In [24]:
import numpy as np
from sklearn.decomposition import LatentDirichletAllocation
from scipy.special import digamma
from collections import defaultdict
from itertools import chain
from scipy.stats import dirichlet
from collections import Counter
from random import random
import json
import heapq
from operator import itemgetter

In [25]:
LDA=LatentDirichletAllocation(n_topics=160,learning_method='online',n_jobs=1,random_state=1,max_iter=500, max_doc_update_iter=1000, perp_tol=1e-3, evaluate_every=10,verbose=1)

In [26]:
components=np.load('./data/LDAcomponent.npy')

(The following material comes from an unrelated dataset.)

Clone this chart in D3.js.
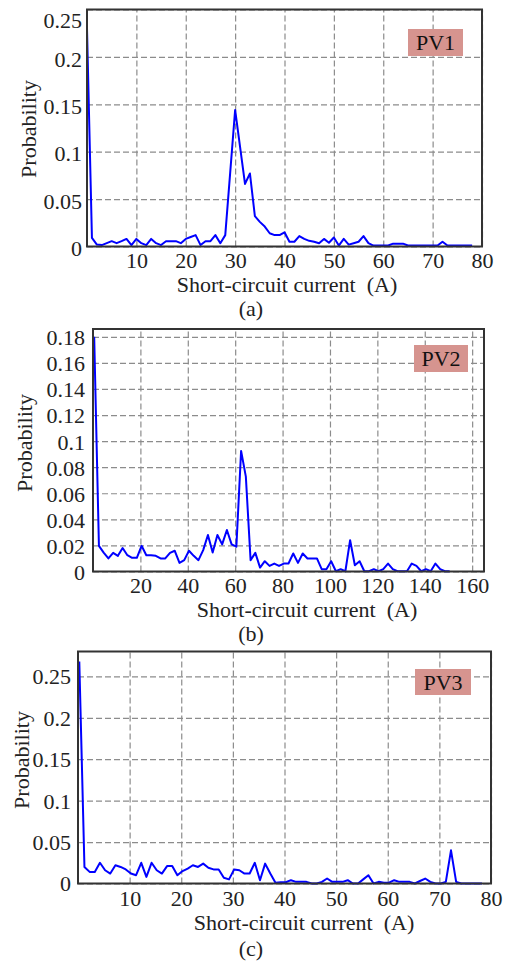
<!DOCTYPE html>
<html>
<head>
<meta charset="utf-8">
<script src="https://cdn.jsdelivr.net/npm/d3@7"></script>
<style>
  body { margin: 0; background: #fff; }
  text { font-family: "Liberation Serif", "Times New Roman", serif; }
</style>
</head>
<body>
<div id="chart"></div>
<script>
// probability per current bin
const pv1Values = [0.23, 0.009, 0.002, 0.0015, 0.0035, 0.0056, 0.0035, 0.0056, 0.008, 0.0015,
    0.008, 0.0035, 0.0015, 0.008, 0.0035, 0.0015, 0.0056, 0.0056, 0.0056, 0.0035,
    0.008, 0.01, 0.012, 0.0015, 0.0056, 0.0056, 0.012, 0.0035, 0.012, 0.078,
    0.144, 0.105, 0.066, 0.077, 0.032, 0.026, 0.021, 0.014, 0.012, 0.012,
    0.015, 0.005, 0.005, 0.011, 0.008, 0.006, 0.005, 0.0035, 0.008, 0.004,
    0.0095, 0.001, 0.008, 0.002, 0.0035, 0.005, 0.011, 0.0035, 0.001, 0.001,
    0.001, 0.001, 0.003, 0.003, 0.003, 0.001, 0.001, 0.001, 0.001, 0.001,
    0.001, 0.001, 0.005, 0.001, 0.001, 0.001, 0.001, 0.001, 0.001];

const pv2Values = [0.18, 0.0197, 0.0145, 0.010, 0.0143, 0.012, 0.018, 0.0125, 0.0105, 0.0105,
    0.0197, 0.0125, 0.0125, 0.012, 0.010, 0.010, 0.0143, 0.0159, 0.0066, 0.0087,
    0.0159, 0.012, 0.0087, 0.0164, 0.028, 0.0146, 0.028, 0.0208, 0.0318, 0.0208,
    0.019, 0.0925, 0.0728, 0.0087, 0.0143, 0.003, 0.0079, 0.0043, 0.0061, 0.0043,
    0.0061, 0.0061, 0.0138, 0.0066, 0.0138, 0.010, 0.010, 0.010, 0.0018, 0.0018,
    0.0079, 0.0002, 0.0018, 0.0002, 0.024, 0.0048, 0.0079, 0.0002, 0.0002, 0.0018,
    0.0002, 0.0018, 0.0061, 0.0018, 0.0002, 0.0002, 0.0002, 0.0061, 0.0043, 0.0002,
    0.0018, 0.0002, 0.0061, 0.0018, 0.0002, 0.0002];

const pv3Values = [0.268, 0.020, 0.014, 0.014, 0.025, 0.016, 0.012, 0.022, 0.020, 0.017,
    0.012, 0.010, 0.025, 0.008, 0.025, 0.016, 0.012, 0.021, 0.021, 0.010,
    0.015, 0.018, 0.022, 0.020, 0.024, 0.019, 0.017, 0.017, 0.007, 0.005,
    0.017, 0.016, 0.012, 0.012, 0.025, 0.004, 0.024, 0.012, 0.001, 0.0015,
    0.0015, 0.004, 0.002, 0.002, 0.002, 0, 0, 0.002, 0.006, 0.002,
    0.002, 0.002, 0.004, 0, 0, 0.005, 0.010, 0, 0.002, 0.001,
    0.001, 0.004, 0.002, 0.002, 0.002, 0, 0.003, 0.006, 0.002, 0,
    0, 0.002, 0.040, 0.002, 0, 0, 0, 0, 0];

// bin start / width (A)
const pv1Bins = { start: 0, step: 1 };
const pv2Bins = { start: 0.5, step: 2 };
const pv3Bins = { start: 0.25, step: 1 };

// tick labels
const pv1XTicks = [10, 20, 30, 40, 50, 60, 70, 80];
const pv1YTicks = [0, 0.05, 0.1, 0.15, 0.2, 0.25];
const pv2XTicks = [20, 40, 60, 80, 100, 120, 140, 160];
const pv2YTicks = [0, 0.02, 0.04, 0.06, 0.08, 0.1, 0.12, 0.14, 0.16, 0.18];
const pv3XTicks = [10, 20, 30, 40, 50, 60, 70, 80];
const pv3YTicks = [0, 0.05, 0.1, 0.15, 0.2, 0.25];

const svg = d3.select("#chart")
    .append("svg")
    .attr("width", 506)
    .attr("height", 963);

function drawPanel(p) {
    const w = p.right - p.left;
    const h = p.bottom - p.top;

    const x = d3.scaleLinear().domain(p.xDomain).range([p.left, p.right]);
    const y = d3.scaleLinear().domain(p.yDomain).range([p.bottom, p.top]);

    const g = svg.append("g");

    // x grid + labels
    const xAxis = g.append("g")
        .attr("transform", `translate(0, ${p.bottom})`)
        .call(d3.axisBottom(x)
            .tickValues(p.xTicks)
            .tickSizeInner(-h)
            .tickSizeOuter(0)
            .tickPadding(p.xPad)
            .tickFormat(d3.format("")));
    xAxis.select(".domain").remove();

    // y grid + labels
    const yAxis = g.append("g")
        .attr("transform", `translate(${p.left}, 0)`)
        .call(d3.axisLeft(y)
            .tickValues(p.yTicks)
            .tickSizeInner(-w)
            .tickSizeOuter(0)
            .tickPadding(p.yPad)
            .tickFormat(d => d === 0 ? "0" : String(+d.toFixed(3))));
    yAxis.select(".domain").remove();

    g.selectAll(".tick line")
        .attr("stroke", "#8c8c8c")
        .attr("stroke-width", 1.2)
        .attr("stroke-dasharray", "6,3");
    g.selectAll(".tick text")
        .attr("fill", "#222")
        .attr("font-size", 22)
        .attr("font-family", "'Liberation Serif', 'Times New Roman', serif");
    yAxis.selectAll(".tick text").attr("dy", p.yDy);
    // top label sits lower so it stays inside the frame
    yAxis.selectAll(".tick text")
        .filter(d => d === p.yDomain[1])
        .attr("dy", "0.8em");

    // the data line
    const pts = p.values.map((v, i) => [p.bins.start + i * p.bins.step, v]);
    g.append("path")
        .datum(pts)
        .attr("fill", "none")
        .attr("stroke", "#0000ff")
        .attr("stroke-width", 2)
        .attr("stroke-linejoin", "round")
        .attr("d", d3.line().x(d => x(d[0])).y(d => y(d[1])));

    // frame
    g.append("rect")
        .attr("x", p.left)
        .attr("y", p.top)
        .attr("width", w)
        .attr("height", h)
        .attr("fill", "none")
        .attr("stroke", "#333")
        .attr("stroke-width", 2);

    // PV tag
    g.append("rect")
        .attr("x", p.tag[0])
        .attr("y", p.tag[1])
        .attr("width", p.tag[2])
        .attr("height", p.tag[3])
        .attr("fill", "#d6948f");
    g.append("text")
        .attr("x", p.tag[0] + p.tag[2] / 2)
        .attr("y", p.tag[1] + p.tag[3] / 2)
        .attr("dy", "0.35em")
        .attr("text-anchor", "middle")
        .attr("font-size", 22)
        .attr("fill", "#111")
        .text(p.name);

    // axis titles
    g.append("text")
        .attr("x", p.xLabel[0])
        .attr("y", p.xLabel[1])
        .attr("text-anchor", "middle")
        .attr("font-size", 22)
        .attr("fill", "#222")
        .style("white-space", "pre")
        .text("Short-circuit current  (A)");

    g.append("text")
        .attr("transform", `translate(${p.yLabel[0]}, ${p.yLabel[1]}) rotate(-90)`)
        .attr("text-anchor", "middle")
        .attr("font-size", 22)
        .attr("fill", "#222")
        .text("Probability");

    g.append("text")
        .attr("x", p.caption[0])
        .attr("y", p.caption[1])
        .attr("text-anchor", "middle")
        .attr("font-size", 22)
        .attr("fill", "#222")
        .text(p.captionText);
}

drawPanel({
    name: "PV1", values: pv1Values, bins: pv1Bins,
    xDomain: [0, 80], yDomain: [0, 0.25], xTicks: pv1XTicks, yTicks: pv1YTicks,
    left: 87, right: 482, top: 9.5, bottom: 246.5,
    xPad: 6, yPad: 5, yDy: "0.42em",
    tag: [408, 29, 55, 27],
    xLabel: [287, 292], yLabel: [36, 129], caption: [251, 316], captionText: "(a)"
});

drawPanel({
    name: "PV2", values: pv2Values, bins: pv2Bins,
    xDomain: [0, 165], yDomain: [0, 0.186], xTicks: pv2XTicks, yTicks: pv2YTicks,
    left: 93, right: 484, top: 329, bottom: 571.5,
    xPad: 5.5, yPad: 8, yDy: "0.36em",
    tag: [414, 345, 54, 27],
    xLabel: [307, 617], yLabel: [32, 443], caption: [251, 641], captionText: "(b)"
});

drawPanel({
    name: "PV3", values: pv3Values, bins: pv3Bins,
    xDomain: [0, 80], yDomain: [0, 0.28], xTicks: pv3XTicks, yTicks: pv3YTicks,
    left: 78, right: 491, top: 651.5, bottom: 883.5,
    xPad: 6.5, yPad: 7, yDy: "0.34em",
    tag: [415, 669, 56, 26],
    xLabel: [304, 930], yLabel: [29, 760], caption: [251, 956], captionText: "(c)"
});
</script>
</body>
</html>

with open('./data/ingredients_dict.json') as json_data:
    ingredient_dict = json.load(json_data)
    
key_file=open('./data/keywords.txt','r')

word_list=[]
for line in key_file:
    word_list.append(line[1:-2].decode('utf-8'))
    
all_cuisines=filter(lambda x: x.isupper(),word_list)

In [27]:
def marginal_components(comp,word_list,select):
    selected_comp=comp[:,np.logical_not(select)]
    marginalized_comp=np.sum(comp[:,select],axis=1)
    return np.concatenate((selected_comp,marginalized_comp[:,np.newaxis]),axis=1)

In [28]:
def exp_components(comp):
    n=comp.shape[1]
    return np.exp(digamma(comp)-np.repeat(digamma(np.sum(comp,axis=1))[:,np.newaxis],n,axis=1))

In [29]:
def input_parse(inputs,word_list, all_cuisine):
    cuisine_vector=list(chain.from_iterable([words.split(' ') for words in inputs['cuisine']]))
    required_vector=list(chain.from_iterable([words.split(' ') for words in inputs['ingredients_required']]))
    excluded_vector=list(chain.from_iterable([words.split(' ') for words in inputs['ingredients_excluded']]))
    if cuisine_vector:
        excluded_vector.extend(all_cuisine)
    word_vector=cuisine_vector+required_vector+excluded_vector
    word_dict=defaultdict(int)
    for word in cuisine_vector+required_vector:
        word_dict[word]+=1
    for word in excluded_vector:
        if word not in word_dict:
            word_dict[word]=0
    word_select=lambda x: x in word_vector
    word_filtered=filter(word_select, word_list)
    word_to_numeric=lambda x: word_dict[x] 
    word_count=map(word_to_numeric, word_filtered)
    word_count.append(10)
    return word_filtered, word_count

In [30]:
def words_to_ingredients(word_freq, ingredients):
    selected=[]
    uncovered=[]
    for word in word_freq:
        values=ingredients[word]
        if len(values)==0:
            continue
        elif len(values)==1:
            selected.append(values[0])
        else:
            uncovered.extend([word]*word_freq[word])
    while len(uncovered)>0:
        temp=[]
        for word in uncovered:
            temp.extend(ingredients[word])
        freq=[(k,v,-len(k.split(" ")),random()) for k, v in Counter(temp).iteritems()]
        freq=sorted(freq,key=lambda x:(x[1],x[2],x[3]),reverse=True)
        for item in freq:
            if item[0] not in selected:
                target=item[0]
                selected.append(target)
                break
        for word in target.split(" "):
            try:
                uncovered.remove(word)
            except:
                pass
    return selected

In [31]:
inputs={'cuisine':['MEXICAN'],'ingredients_required':['pork','pepper'],'ingredients_excluded':['onion','sausage']}
key_word, word_count=input_parse(inputs, word_list, all_cuisines)
select=np.array([False if word in key_word else True for word in word_list])
LDA.components_=marginal_components(components,word_list,select)
LDA.exp_dirichlet_component_=exp_components(LDA.components_)
LDA.doc_topic_prior_=0.255644474041518 #estimated from original data
doc_topic_dist=LDA.transform(word_count)

probs=np.empty_like(components)
for i in xrange(probs.shape[0]):
    probs[i,:]=dirichlet.rvs(alpha=components[i,:])
    
multinomial=np.squeeze(np.dot(doc_topic_dist,probs))
undetermined_words=np.array(word_list)[select]
condMultinomial=multinomial[select]
words_probs=zip(undetermined_words,condMultinomial)
largest_words = dict([(x[0],1) for x in heapq.nlargest(word_count[-1],words_probs,key=itemgetter(1))])
results=words_to_ingredients(largest_words, ingredient_dict)

print results
#inferenced_words=np.random.multinomial(n=word_count[-1], pvals=condMultinomial, size=3)
#results=[]
#for row in inferenced_words:
    #word_freq=zip(undetermined_words, row)
    #word_freq=filter(lambda x: x[1]>0, word_freq)
    #word_freq=dict(word_freq)
    #results.append(words_to_ingredients(word_freq, ingredient_dict))

[u'corn flour', u'red bell pepper', u'nacho cheese tortilla chip', u'salt', u'salsa', u'oil', u'cilantro']